■ **Exercise prompt**
Print exactly what the entries say, line by line, from the first line down to the one with "import seaborn as sns", inclusive.

■ **Given information**
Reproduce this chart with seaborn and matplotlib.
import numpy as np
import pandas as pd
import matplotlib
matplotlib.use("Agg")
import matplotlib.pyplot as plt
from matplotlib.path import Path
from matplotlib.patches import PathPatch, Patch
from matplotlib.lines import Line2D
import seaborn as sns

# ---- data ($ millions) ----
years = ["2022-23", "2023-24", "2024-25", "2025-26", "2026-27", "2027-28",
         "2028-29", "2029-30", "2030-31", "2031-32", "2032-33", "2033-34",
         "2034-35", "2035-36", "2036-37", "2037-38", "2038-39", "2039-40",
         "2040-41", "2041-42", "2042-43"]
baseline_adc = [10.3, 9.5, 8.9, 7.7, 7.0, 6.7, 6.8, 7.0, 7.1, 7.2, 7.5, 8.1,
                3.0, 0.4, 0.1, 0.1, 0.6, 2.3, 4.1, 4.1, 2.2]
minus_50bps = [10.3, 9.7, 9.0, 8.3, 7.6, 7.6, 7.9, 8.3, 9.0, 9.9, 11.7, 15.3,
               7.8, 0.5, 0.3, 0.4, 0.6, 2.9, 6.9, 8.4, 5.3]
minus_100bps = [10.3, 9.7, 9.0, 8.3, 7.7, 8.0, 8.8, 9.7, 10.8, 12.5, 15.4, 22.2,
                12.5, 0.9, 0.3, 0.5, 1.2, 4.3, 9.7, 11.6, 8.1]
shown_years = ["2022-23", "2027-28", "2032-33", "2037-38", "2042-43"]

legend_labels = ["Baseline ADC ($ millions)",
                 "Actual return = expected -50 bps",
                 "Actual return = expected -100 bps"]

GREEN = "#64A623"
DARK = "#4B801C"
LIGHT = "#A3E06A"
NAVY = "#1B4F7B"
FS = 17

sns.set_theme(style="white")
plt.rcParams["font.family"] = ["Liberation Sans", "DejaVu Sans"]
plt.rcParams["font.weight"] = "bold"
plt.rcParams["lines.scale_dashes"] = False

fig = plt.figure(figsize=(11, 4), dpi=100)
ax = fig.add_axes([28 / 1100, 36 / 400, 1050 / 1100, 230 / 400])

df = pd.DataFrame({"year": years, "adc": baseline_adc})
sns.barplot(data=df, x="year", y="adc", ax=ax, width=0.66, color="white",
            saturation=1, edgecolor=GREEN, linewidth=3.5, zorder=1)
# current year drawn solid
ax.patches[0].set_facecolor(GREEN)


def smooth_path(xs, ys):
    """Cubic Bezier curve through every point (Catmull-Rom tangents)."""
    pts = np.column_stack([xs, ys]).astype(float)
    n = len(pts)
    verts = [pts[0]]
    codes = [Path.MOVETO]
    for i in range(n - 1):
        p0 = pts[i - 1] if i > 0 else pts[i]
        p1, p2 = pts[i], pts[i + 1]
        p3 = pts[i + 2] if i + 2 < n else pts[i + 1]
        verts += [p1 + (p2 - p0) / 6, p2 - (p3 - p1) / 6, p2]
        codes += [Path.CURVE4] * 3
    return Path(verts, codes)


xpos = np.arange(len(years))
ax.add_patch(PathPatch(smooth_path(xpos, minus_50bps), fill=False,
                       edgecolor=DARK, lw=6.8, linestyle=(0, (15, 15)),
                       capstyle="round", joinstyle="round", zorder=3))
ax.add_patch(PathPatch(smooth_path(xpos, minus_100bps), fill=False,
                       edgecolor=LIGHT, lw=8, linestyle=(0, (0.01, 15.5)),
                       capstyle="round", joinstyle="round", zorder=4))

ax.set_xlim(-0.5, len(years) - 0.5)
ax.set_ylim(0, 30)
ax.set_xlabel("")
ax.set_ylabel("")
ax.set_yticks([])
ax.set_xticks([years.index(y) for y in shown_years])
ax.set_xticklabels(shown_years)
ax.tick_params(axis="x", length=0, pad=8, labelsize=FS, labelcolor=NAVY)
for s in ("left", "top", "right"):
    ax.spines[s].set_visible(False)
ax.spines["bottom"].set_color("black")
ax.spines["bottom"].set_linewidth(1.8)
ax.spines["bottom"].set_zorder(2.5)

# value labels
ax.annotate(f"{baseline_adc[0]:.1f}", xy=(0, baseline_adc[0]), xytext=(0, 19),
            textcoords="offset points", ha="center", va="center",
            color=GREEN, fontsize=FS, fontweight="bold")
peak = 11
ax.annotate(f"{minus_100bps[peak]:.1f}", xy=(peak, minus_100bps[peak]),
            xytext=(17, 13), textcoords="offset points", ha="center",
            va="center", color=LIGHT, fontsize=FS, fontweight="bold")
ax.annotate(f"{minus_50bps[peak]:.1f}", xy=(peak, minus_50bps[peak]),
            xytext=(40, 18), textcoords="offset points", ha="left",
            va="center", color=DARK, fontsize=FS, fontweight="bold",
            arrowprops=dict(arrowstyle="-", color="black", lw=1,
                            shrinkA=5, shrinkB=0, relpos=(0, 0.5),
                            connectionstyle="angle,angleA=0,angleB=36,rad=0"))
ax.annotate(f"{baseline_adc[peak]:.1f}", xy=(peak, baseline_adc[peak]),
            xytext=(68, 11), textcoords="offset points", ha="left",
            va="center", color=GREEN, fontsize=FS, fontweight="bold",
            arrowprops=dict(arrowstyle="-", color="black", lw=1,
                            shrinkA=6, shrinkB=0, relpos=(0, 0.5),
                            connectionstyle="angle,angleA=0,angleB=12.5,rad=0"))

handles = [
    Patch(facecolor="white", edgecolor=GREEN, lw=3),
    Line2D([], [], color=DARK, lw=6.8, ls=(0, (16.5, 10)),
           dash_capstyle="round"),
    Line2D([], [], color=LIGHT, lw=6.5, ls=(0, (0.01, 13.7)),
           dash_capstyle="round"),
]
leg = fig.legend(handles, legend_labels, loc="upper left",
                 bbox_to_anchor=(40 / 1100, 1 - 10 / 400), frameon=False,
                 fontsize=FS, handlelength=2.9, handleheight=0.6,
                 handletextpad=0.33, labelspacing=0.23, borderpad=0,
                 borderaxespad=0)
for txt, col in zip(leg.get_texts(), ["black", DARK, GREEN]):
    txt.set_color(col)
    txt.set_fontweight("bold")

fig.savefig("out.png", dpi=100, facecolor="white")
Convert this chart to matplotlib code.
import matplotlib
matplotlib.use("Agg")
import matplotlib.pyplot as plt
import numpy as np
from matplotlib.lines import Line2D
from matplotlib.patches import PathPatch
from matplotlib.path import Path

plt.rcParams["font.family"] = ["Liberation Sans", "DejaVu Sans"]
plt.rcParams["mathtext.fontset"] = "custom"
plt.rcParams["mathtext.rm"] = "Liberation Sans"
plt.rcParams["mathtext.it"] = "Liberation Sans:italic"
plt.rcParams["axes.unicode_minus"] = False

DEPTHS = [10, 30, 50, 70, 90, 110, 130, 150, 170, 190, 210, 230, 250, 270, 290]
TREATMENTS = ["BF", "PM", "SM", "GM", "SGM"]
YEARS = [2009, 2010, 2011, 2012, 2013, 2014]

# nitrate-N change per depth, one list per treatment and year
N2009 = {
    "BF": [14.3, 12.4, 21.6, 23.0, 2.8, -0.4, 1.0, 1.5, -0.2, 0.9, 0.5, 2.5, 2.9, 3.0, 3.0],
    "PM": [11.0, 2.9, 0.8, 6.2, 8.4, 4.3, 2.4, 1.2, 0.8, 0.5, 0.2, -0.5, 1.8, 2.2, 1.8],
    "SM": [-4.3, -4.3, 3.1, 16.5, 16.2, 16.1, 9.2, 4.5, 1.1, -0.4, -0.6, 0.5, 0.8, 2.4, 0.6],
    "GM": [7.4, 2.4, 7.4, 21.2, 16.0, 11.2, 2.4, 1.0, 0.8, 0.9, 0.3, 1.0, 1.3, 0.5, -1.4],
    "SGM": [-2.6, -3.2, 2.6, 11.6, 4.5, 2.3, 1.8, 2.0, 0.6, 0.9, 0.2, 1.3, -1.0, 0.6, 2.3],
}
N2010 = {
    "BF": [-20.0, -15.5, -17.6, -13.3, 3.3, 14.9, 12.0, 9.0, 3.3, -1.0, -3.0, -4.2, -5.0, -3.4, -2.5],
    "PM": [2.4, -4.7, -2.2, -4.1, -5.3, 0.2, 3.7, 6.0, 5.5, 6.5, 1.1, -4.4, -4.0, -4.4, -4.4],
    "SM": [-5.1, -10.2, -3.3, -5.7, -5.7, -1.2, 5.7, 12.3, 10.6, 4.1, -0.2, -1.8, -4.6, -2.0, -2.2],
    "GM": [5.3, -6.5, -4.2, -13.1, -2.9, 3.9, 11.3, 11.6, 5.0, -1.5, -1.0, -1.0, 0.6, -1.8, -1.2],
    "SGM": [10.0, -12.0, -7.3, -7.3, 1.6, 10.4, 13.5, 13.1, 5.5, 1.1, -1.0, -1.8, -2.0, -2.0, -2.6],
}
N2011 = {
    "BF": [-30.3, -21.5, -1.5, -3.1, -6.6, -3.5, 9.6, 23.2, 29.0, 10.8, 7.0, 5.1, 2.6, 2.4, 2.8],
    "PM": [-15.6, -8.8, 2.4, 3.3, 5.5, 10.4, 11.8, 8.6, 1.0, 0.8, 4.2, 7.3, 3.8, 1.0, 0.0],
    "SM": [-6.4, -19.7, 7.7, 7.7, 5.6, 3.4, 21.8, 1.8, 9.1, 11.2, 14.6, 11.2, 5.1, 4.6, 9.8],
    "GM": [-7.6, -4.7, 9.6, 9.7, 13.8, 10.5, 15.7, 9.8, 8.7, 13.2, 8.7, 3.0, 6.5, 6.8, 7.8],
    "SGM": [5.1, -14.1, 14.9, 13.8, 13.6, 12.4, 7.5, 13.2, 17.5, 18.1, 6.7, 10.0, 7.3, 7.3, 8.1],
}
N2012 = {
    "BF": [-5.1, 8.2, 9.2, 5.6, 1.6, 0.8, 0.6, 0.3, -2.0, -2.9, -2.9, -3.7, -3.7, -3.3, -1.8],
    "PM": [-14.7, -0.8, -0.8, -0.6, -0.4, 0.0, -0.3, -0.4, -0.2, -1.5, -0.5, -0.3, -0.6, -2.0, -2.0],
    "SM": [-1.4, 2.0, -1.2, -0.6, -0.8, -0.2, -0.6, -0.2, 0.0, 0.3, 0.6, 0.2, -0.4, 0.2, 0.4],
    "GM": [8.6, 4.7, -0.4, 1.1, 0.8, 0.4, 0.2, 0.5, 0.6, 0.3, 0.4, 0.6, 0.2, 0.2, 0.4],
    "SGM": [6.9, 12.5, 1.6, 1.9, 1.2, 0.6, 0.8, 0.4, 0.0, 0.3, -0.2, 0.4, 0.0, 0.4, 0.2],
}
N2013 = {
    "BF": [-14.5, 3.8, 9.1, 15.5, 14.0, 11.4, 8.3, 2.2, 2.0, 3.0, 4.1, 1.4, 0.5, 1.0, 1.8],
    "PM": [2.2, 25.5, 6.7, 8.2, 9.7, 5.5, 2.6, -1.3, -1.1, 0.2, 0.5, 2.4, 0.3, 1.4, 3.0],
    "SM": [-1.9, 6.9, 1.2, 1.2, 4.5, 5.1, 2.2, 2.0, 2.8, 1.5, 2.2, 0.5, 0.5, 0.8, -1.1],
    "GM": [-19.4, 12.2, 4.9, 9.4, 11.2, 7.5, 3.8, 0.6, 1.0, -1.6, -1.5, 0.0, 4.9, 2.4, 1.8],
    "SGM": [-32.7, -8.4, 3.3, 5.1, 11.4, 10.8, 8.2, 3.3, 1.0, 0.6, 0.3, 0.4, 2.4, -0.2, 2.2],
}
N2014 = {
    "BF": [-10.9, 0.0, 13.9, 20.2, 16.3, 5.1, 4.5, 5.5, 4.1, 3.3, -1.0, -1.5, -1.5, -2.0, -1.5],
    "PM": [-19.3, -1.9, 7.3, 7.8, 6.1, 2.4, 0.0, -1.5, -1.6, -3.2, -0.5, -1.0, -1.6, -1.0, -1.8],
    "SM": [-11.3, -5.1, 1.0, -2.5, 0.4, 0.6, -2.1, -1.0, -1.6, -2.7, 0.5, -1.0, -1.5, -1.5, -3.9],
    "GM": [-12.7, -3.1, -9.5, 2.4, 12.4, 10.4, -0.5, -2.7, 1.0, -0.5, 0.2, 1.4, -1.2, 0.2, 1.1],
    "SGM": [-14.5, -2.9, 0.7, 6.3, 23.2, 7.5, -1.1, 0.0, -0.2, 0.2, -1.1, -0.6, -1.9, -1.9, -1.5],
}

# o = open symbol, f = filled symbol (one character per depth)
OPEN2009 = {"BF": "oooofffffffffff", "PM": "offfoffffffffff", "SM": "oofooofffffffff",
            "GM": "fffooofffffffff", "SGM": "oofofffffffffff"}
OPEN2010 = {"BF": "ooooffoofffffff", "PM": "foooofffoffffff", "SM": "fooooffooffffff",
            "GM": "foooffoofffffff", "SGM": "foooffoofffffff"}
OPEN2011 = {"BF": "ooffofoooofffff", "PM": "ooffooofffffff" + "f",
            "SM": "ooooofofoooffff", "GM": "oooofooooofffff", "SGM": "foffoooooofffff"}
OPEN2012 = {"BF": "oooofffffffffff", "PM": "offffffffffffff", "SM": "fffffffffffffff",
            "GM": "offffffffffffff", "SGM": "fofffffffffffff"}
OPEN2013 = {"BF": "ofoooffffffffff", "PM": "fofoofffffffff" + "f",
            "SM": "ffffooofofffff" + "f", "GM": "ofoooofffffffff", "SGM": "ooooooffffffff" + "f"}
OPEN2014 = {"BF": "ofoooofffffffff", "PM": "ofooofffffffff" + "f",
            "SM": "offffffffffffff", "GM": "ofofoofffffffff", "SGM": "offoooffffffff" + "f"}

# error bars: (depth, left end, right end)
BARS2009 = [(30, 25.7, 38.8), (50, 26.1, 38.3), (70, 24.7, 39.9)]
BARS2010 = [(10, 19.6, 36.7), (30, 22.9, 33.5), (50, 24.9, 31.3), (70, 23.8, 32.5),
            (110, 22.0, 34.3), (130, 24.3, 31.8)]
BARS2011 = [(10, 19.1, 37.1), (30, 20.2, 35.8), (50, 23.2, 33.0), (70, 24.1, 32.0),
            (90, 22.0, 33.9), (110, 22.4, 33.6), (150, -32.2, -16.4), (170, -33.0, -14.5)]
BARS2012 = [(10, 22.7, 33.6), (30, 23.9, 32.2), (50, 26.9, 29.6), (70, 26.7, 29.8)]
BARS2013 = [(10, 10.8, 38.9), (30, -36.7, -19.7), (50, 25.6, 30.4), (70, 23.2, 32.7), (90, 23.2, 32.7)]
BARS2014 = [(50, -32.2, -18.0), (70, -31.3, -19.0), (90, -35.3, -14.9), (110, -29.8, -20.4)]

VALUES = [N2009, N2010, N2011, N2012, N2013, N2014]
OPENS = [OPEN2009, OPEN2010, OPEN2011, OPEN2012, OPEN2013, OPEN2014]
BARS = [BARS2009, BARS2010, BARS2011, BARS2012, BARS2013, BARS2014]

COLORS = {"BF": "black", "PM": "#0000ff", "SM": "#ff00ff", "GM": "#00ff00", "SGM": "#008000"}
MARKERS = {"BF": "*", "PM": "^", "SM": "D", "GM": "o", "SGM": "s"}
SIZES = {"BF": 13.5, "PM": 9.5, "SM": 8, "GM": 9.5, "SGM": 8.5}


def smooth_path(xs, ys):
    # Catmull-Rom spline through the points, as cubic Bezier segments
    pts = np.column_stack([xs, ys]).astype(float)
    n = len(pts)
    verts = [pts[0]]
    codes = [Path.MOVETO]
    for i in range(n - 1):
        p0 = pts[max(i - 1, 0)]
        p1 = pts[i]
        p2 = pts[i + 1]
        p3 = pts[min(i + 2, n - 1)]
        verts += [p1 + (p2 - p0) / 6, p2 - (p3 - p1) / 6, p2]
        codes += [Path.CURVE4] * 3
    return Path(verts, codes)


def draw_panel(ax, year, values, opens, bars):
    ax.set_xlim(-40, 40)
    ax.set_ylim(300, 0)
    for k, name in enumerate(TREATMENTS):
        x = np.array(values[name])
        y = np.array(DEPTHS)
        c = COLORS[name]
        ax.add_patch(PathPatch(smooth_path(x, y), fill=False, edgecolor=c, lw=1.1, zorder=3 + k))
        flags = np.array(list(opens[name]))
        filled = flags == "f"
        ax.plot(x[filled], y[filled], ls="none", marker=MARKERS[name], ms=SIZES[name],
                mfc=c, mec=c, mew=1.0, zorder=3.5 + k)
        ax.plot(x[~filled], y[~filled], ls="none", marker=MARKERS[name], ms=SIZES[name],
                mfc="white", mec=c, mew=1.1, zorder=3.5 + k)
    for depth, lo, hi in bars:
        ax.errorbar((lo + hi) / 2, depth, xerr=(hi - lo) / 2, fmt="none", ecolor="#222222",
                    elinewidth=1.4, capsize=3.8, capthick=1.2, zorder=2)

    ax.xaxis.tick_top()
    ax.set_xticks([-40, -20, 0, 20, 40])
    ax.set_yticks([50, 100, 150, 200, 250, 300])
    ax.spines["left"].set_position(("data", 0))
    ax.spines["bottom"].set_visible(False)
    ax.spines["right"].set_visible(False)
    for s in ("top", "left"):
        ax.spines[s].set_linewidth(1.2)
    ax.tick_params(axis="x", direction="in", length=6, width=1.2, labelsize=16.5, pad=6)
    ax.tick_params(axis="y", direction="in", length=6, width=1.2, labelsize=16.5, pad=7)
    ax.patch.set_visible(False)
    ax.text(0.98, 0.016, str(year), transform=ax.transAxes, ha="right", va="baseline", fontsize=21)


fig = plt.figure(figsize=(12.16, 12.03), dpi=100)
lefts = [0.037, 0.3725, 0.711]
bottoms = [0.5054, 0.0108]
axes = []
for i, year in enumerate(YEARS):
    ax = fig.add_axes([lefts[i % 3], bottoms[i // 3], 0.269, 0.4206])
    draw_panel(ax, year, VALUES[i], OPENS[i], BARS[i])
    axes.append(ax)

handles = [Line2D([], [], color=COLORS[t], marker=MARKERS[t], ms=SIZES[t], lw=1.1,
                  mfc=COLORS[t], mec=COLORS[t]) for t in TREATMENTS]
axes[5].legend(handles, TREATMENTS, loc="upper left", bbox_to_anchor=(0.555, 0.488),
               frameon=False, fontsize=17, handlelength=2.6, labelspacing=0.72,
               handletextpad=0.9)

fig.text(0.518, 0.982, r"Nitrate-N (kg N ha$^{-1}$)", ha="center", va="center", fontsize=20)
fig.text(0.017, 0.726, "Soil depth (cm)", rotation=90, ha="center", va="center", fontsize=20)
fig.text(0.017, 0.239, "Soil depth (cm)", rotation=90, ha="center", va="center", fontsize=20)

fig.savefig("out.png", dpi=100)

■ **Worked solution**
Reproduce this chart with seaborn and matplotlib.
import numpy as np
import pandas as pd
import matplotlib
matplotlib.use("Agg")
import matplotlib.pyplot as plt
from matplotlib.path import Path
from matplotlib.patches import PathPatch, Patch
from matplotlib.lines import Line2D
import seaborn as sns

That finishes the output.